■ RECORDED DATA ■
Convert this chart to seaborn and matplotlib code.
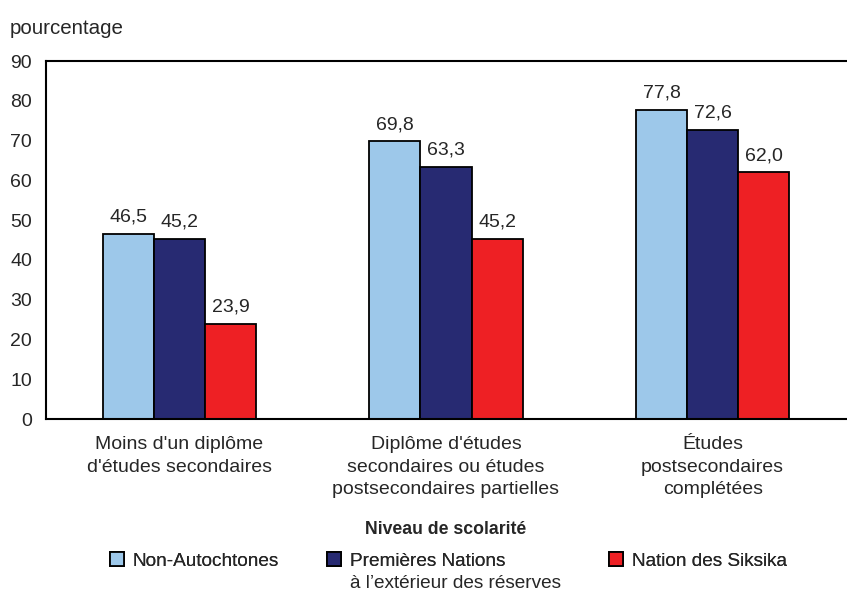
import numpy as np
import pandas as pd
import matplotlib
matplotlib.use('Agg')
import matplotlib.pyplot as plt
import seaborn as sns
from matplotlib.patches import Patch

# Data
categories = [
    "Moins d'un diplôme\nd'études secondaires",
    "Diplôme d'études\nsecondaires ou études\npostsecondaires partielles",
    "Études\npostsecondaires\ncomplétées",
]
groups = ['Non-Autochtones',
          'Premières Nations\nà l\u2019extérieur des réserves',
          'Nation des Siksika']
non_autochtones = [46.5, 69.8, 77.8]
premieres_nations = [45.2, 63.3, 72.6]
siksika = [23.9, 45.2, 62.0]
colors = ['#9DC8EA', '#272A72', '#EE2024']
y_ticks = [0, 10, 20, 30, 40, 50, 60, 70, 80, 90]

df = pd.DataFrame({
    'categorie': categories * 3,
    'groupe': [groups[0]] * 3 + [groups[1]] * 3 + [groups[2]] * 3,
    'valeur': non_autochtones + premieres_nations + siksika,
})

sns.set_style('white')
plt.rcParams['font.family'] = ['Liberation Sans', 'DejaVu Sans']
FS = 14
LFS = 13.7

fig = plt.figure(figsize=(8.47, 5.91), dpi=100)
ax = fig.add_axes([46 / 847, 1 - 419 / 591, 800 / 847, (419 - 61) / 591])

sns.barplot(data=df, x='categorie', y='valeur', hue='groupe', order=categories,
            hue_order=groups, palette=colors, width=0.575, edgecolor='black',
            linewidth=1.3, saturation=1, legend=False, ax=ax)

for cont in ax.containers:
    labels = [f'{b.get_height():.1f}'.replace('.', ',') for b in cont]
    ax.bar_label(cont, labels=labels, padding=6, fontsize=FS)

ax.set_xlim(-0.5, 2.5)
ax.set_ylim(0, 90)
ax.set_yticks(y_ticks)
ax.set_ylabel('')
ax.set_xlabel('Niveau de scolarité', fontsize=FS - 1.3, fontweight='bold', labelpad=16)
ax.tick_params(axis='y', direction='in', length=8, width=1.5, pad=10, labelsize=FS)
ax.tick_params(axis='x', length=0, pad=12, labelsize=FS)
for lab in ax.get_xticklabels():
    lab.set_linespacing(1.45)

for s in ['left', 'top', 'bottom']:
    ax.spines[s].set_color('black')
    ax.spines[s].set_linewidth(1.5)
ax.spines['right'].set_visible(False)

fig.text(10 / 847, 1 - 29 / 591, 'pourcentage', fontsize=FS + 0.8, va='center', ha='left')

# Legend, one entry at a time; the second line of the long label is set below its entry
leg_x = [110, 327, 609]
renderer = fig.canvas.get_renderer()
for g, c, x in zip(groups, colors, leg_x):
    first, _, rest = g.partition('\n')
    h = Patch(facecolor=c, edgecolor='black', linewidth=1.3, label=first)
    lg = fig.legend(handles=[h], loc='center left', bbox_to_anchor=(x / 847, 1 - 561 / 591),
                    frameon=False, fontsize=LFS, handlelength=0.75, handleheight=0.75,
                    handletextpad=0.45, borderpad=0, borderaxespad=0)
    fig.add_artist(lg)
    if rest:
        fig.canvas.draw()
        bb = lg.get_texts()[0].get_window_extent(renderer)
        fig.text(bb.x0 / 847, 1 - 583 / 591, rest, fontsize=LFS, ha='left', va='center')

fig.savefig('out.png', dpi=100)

■ EXERCISE TASK ■
Copy all the data exactly as written, but skip any picture.

■ EXPECTED ANSWER ■
Convert this chart to seaborn and matplotlib code.
import numpy as np
import pandas as pd
import matplotlib
matplotlib.use('Agg')
import matplotlib.pyplot as plt
import seaborn as sns
from matplotlib.patches import Patch

# Data
categories = [
    "Moins d'un diplôme\nd'études secondaires",
    "Diplôme d'études\nsecondaires ou études\npostsecondaires partielles",
    "Études\npostsecondaires\ncomplétées",
]
groups = ['Non-Autochtones',
          'Premières Nations\nà l\u2019extérieur des réserves',
          'Nation des Siksika']
non_autochtones = [46.5, 69.8, 77.8]
premieres_nations = [45.2, 63.3, 72.6]
siksika = [23.9, 45.2, 62.0]
colors = ['#9DC8EA', '#272A72', '#EE2024']
y_ticks = [0, 10, 20, 30, 40, 50, 60, 70, 80, 90]

df = pd.DataFrame({
    'categorie': categories * 3,
    'groupe': [groups[0]] * 3 + [groups[1]] * 3 + [groups[2]] * 3,
    'valeur': non_autochtones + premieres_nations + siksika,
})

sns.set_style('white')
plt.rcParams['font.family'] = ['Liberation Sans', 'DejaVu Sans']
FS = 14
LFS = 13.7

fig = plt.figure(figsize=(8.47, 5.91), dpi=100)
ax = fig.add_axes([46 / 847, 1 - 419 / 591, 800 / 847, (419 - 61) / 591])

sns.barplot(data=df, x='categorie', y='valeur', hue='groupe', order=categories,
            hue_order=groups, palette=colors, width=0.575, edgecolor='black',
            linewidth=1.3, saturation=1, legend=False, ax=ax)

for cont in ax.containers:
    labels = [f'{b.get_height():.1f}'.replace('.', ',') for b in cont]
    ax.bar_label(cont, labels=labels, padding=6, fontsize=FS)

ax.set_xlim(-0.5, 2.5)
ax.set_ylim(0, 90)
ax.set_yticks(y_ticks)
ax.set_ylabel('')
ax.set_xlabel('Niveau de scolarité', fontsize=FS - 1.3, fontweight='bold', labelpad=16)
ax.tick_params(axis='y', direction='in', length=8, width=1.5, pad=10, labelsize=FS)
ax.tick_params(axis='x', length=0, pad=12, labelsize=FS)
for lab in ax.get_xticklabels():
    lab.set_linespacing(1.45)

for s in ['left', 'top', 'bottom']:
    ax.spines[s].set_color('black')
    ax.spines[s].set_linewidth(1.5)
ax.spines['right'].set_visible(False)

fig.text(10 / 847, 1 - 29 / 591, 'pourcentage', fontsize=FS + 0.8, va='center', ha='left')

# Legend, one entry at a time; the second line of the long label is set below its entry
leg_x = [110, 327, 609]
renderer = fig.canvas.get_renderer()
for g, c, x in zip(groups, colors, leg_x):
    first, _, rest = g.partition('\n')
    h = Patch(facecolor=c, edgecolor='black', linewidth=1.3, label=first)
    lg = fig.legend(handles=[h], loc='center left', bbox_to_anchor=(x / 847, 1 - 561 / 591),
                    frameon=False, fontsize=LFS, handlelength=0.75, handleheight=0.75,
                    handletextpad=0.45, borderpad=0, borderaxespad=0)
    fig.add_artist(lg)
    if rest:
        fig.canvas.draw()
        bb = lg.get_texts()[0].get_window_extent(renderer)
        fig.text(bb.x0 / 847, 1 - 583 / 591, rest, fontsize=LFS, ha='left', va='center')

fig.savefig('out.png', dpi=100)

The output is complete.